RHG on borrowed time

Ian Rogers
RHG yesterday provided a clearer, and stark, warning to investors of the implications of any inability to work out terms with the funders of its closed and declining mortgage book.

Of the $7.4 billion mortgage book of RHG at June 2009, $5.2 billion is funded by a handful of banks. (Note that this newsletter last week incorrectly reported the mortgage assets were $12 billion.)

In full financial statements published through the ASX yesterday RHG wrote that "a high level of uncertainty remains in the current market, which will likely result in the group selling further mortgages at par in repayment of warehouse facility balances."

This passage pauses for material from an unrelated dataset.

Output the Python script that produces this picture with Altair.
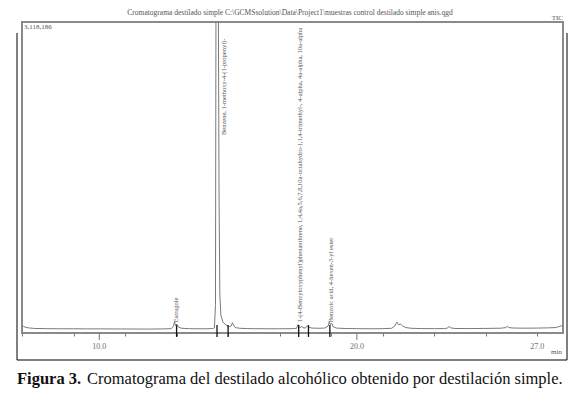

The firm also warned, in more familiar language, of the risk of a default on its warehouse facilities if they are not renewed and the mortgages are not sold.

RHG and its funders have been in dispute over the appropriate funding margin payable for the warehouse facilities.

While at current margins - and at current retail interest rates on the back book - RHG is extracting a high yield from its portfolio, this profitability may prove transient.

RHG reported a net profit of $120 million for the year to June 2009, with a profit of $69 million in the December 2008 half and $51 million in the June 2009 half.

In a preview of the full financial statements published by RHG last week the firm said it expected to report an operating profit in the 2010 financial year of between $55 million to $65 million, though this forecast was heavily qualified.

RHG built up its mortgage portfolio as Rams Home Loans before the credit crunch ruined the business model and the company sold the Rams brand and network to Westpac.